• _Task brief_:
In the listing below, find every line containing "this" and copy it out.
══ Materials provided
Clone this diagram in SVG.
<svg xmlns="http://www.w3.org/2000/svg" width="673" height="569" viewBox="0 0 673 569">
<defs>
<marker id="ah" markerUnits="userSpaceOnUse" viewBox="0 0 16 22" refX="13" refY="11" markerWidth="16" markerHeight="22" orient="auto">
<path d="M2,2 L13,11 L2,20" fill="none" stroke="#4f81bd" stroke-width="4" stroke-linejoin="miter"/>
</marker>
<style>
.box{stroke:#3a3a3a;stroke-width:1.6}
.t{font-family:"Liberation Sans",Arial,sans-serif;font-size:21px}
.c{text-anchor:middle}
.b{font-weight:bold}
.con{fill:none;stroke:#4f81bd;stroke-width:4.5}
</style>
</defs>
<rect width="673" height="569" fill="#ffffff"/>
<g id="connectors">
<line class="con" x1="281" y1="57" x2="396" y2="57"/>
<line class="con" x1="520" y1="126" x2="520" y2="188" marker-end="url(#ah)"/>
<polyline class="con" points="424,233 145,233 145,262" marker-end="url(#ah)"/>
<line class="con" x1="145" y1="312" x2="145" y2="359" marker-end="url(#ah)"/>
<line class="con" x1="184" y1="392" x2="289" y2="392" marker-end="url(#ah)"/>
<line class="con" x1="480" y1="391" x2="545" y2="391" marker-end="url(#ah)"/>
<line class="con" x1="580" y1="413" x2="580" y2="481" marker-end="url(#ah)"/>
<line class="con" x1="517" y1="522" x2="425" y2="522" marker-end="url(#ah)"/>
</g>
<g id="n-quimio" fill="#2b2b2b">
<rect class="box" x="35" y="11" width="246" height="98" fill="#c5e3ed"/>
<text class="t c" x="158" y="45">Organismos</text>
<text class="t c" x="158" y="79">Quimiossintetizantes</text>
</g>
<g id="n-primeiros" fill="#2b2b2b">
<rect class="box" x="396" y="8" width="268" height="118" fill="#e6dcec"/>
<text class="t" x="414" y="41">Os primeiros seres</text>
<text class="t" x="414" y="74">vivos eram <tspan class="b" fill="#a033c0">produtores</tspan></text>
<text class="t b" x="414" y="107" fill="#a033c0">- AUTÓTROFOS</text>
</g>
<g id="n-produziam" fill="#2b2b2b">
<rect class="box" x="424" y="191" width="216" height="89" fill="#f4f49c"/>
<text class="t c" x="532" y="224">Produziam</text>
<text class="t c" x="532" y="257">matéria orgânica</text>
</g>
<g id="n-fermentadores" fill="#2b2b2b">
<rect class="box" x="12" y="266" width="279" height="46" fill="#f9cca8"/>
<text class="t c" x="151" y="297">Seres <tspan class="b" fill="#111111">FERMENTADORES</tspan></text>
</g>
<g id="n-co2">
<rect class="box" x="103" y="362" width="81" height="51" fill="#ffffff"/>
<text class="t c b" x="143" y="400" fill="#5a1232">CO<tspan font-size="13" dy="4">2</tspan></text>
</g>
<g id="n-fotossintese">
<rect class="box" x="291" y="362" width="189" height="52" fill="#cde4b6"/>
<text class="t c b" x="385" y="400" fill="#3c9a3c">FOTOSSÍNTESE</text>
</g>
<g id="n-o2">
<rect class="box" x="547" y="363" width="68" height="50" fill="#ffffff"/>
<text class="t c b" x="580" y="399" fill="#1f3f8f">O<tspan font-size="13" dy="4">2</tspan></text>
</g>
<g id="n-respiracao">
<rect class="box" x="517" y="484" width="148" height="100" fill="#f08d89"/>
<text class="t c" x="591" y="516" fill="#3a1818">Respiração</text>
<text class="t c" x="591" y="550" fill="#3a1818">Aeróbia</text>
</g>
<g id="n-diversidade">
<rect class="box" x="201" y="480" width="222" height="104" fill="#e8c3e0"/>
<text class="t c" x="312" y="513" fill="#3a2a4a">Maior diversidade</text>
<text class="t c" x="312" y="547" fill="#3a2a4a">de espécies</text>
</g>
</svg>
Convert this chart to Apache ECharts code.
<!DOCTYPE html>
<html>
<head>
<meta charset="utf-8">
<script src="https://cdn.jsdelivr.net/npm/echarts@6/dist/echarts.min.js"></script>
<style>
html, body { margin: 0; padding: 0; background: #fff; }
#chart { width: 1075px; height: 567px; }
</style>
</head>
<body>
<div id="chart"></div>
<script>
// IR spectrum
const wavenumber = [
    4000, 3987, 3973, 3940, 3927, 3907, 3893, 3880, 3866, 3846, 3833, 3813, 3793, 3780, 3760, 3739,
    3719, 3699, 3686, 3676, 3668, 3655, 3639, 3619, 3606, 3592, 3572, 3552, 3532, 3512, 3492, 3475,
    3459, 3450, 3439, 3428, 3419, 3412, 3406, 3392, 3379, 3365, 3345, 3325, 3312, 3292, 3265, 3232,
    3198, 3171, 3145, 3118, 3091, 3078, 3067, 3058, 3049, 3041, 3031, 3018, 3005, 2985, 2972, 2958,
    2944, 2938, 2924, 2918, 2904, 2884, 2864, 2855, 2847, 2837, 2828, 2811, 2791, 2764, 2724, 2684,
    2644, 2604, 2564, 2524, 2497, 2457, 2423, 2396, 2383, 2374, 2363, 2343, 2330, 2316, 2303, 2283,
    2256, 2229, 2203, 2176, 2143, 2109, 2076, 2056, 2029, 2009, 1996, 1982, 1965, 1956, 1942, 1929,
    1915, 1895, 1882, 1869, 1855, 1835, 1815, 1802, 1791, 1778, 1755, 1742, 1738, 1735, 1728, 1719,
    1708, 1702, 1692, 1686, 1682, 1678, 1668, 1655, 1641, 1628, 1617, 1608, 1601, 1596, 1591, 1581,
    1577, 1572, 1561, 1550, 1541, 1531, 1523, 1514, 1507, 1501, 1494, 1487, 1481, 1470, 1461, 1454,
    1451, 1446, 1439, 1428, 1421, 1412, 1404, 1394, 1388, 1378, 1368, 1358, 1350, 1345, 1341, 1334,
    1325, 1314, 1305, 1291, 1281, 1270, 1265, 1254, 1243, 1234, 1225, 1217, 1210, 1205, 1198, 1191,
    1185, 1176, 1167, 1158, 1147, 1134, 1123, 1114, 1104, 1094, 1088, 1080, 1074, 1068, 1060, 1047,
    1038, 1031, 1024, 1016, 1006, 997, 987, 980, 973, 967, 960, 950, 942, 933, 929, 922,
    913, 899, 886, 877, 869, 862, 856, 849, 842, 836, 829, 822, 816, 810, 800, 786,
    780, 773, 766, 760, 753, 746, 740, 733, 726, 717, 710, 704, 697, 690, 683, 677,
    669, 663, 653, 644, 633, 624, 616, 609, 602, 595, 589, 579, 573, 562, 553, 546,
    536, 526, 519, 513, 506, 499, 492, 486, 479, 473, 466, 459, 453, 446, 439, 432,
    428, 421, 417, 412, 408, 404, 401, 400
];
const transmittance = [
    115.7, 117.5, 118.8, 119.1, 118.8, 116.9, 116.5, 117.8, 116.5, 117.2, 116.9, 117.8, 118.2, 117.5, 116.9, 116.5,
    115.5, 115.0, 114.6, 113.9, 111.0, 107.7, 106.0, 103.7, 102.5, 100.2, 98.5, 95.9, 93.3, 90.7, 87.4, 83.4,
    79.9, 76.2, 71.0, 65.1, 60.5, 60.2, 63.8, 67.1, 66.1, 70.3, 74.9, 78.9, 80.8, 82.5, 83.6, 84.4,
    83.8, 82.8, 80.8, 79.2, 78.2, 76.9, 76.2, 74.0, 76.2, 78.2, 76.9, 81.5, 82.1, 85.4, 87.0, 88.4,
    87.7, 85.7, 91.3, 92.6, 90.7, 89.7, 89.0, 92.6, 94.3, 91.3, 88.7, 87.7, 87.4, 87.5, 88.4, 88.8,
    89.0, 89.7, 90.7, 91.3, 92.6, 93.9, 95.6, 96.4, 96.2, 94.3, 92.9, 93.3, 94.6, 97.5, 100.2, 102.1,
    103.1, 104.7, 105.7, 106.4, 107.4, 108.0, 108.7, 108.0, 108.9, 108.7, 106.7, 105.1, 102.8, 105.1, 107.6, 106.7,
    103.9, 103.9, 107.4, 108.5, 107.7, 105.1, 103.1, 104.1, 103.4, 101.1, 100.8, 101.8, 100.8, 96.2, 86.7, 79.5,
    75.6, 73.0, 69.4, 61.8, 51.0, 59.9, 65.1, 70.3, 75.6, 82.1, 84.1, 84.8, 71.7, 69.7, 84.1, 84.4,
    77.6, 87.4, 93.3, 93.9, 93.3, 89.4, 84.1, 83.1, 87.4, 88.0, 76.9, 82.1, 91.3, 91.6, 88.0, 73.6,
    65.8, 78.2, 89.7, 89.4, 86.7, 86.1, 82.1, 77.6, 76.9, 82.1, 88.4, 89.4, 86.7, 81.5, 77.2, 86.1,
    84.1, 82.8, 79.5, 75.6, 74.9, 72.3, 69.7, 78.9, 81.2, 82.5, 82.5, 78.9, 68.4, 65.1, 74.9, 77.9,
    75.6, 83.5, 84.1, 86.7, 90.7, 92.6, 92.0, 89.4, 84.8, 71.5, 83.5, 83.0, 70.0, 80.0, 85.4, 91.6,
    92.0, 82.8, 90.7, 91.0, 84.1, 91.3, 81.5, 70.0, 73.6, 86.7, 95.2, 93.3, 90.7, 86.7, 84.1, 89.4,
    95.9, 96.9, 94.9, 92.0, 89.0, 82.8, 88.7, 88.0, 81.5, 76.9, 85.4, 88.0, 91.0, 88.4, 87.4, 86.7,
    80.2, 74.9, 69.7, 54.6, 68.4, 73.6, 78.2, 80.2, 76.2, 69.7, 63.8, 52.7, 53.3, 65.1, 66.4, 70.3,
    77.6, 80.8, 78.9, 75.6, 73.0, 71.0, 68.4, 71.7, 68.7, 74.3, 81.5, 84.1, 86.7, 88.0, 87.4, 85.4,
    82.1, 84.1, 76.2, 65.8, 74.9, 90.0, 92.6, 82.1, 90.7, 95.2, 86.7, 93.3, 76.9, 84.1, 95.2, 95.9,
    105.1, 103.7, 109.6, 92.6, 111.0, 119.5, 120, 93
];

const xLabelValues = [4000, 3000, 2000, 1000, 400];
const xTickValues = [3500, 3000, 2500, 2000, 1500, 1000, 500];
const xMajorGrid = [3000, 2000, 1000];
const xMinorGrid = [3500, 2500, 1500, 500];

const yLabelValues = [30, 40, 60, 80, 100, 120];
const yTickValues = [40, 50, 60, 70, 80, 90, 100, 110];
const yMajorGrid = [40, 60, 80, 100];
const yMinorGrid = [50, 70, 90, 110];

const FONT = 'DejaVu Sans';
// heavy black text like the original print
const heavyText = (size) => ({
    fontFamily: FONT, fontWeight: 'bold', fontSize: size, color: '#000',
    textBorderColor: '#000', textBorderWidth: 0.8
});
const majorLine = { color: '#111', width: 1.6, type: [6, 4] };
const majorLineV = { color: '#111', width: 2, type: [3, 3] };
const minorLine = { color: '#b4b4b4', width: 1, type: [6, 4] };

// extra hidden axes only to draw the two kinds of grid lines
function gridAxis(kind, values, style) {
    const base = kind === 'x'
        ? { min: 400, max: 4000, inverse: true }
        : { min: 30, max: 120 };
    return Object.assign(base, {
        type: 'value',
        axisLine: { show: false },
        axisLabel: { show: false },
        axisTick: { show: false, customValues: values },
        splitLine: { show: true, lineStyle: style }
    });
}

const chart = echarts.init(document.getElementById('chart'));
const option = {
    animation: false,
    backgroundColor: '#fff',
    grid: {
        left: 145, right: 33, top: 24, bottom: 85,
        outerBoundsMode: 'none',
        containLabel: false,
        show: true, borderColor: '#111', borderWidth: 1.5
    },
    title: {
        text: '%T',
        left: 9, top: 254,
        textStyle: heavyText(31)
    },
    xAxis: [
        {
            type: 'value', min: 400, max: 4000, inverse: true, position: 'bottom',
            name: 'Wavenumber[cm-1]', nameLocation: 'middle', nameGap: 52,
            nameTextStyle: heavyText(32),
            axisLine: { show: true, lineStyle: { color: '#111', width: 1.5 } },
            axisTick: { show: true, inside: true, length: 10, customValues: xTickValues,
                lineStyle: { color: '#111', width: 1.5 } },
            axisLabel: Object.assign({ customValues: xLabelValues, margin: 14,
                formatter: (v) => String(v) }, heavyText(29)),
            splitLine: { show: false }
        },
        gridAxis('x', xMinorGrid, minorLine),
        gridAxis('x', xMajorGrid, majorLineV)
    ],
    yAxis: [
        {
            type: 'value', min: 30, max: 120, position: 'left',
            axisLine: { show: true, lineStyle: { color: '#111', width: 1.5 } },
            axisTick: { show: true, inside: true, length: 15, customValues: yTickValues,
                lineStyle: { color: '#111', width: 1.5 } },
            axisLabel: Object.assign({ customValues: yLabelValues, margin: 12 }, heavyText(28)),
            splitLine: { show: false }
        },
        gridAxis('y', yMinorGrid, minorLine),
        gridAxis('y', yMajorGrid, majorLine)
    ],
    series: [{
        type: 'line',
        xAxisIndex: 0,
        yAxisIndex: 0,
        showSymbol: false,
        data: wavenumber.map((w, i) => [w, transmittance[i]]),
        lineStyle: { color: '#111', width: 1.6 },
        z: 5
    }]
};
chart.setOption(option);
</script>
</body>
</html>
════
• _Answer below_:
Clone this diagram in SVG.
Convert this chart to Apache ECharts code.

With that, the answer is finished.